There is definitely a boom in mid-century design, albeit cherry-picked from that period. There was a real air of optimism surrounding the Festival of Britain and maybe we need that at the moment. Today there’s a real appreciation of craftsmanship and well-made, beautifully proportioned pieces. A lot of what was coming out of the mid-century period was to that brief.

Mid-century design has always appealed to me. There were genuinely some amazing designs. I’d hate for our work to be seen as Fifties but there are obvious [midcentury] influences. The bits that appealed to me are where the sculptural meets the practical. The sculptural isn’t domineering, but is quietly engaging, like Ernest Race’s chairs at the Festival of Britain. There’s also the craftsmanship. We like to make in the UK and expose the maker’s mark, and a lot of our furniture is handmade. That sort of thing came naturally in the mid-20th century.

Zoe Murphy
Designer

One of the many reasons I feel a personal relationship with the Fifties era is that all my inspiration comes from my home town of Margate, and Margate’s heyday was in the Fifties and Sixties. It’s super-interesting that everyone is so into the Fifties at the moment. It was a very optimistic time, especially in the USA in the Kennedy era. There was room for growth, and it felt like a time to do things properly and freshly. We can relate to it now, when we find ourselves in a time with involvement in foreign wars, and having to tighten our belts in a recession and rein in consumption. The Fifties were like that too, and the era is something we can look back to when the family was important and people were still making most of their own clothes and cooking meals from scratch. In my work, I like to reuse furniture from the Fifties and Sixties such as G-Plan or Uniflex. This was the last time that things were really well made, screwed together not glued together. I print or paint retro-inspired imagery on to pieces in bright, optimistic colours.

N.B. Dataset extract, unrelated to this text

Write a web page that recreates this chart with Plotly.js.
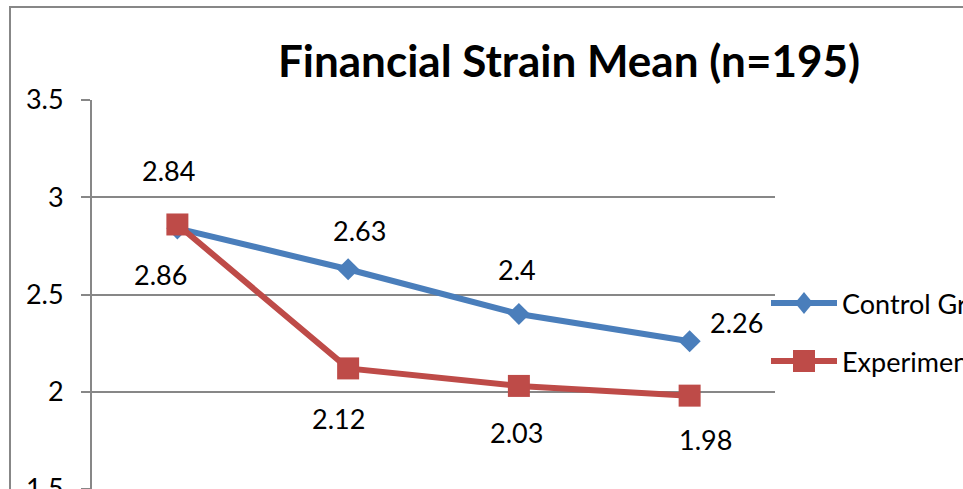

Keith Stephenson & Mark Hampshire
Of Mini Moderns

KS: We’ve always loved the Fifties and are avid collectors of Festival of Britain memorabilia. We started in the Eighties when it was considered kitsch. I think it’s an enduring style. The Festival of Britain is an influence because of the optimism after post-war austerity and because of the new British designers. The festival was about a very British slant on modernism. It gave birth to a lot of pattern designers when much European and American design wasn’t so pattern based. With the introduction of hire purchase, new design was available to everyone. There are also parallels with the new austerity.

MH: There’s been a hard-core of real design aficionados interested in a pure form of Fifties design for some time. Now the appeal is more mainstream. The spirit of optimism, when things were bright and purposeful, is something we’re really desperate for after a decade of design icons and trophy purchases. Perhaps the interest in the Fifties is a move back to good design principles. People want to invest in things with some longevity. Items from that era are established as the new collectibles. The bottom’s fallen out of the ‘brown’ furniture market and dealers are looking at post-war onwards.

The Festival of Britain has always been a central influence in our work – we are influenced by the optimistic mood. We wanted our Festival wallpaper range to look like it was commissioned for the festival and used traditional production methods. It’s the fastest-selling wallpaper we’ve ever done. In July we’re introducing a Festival tea service.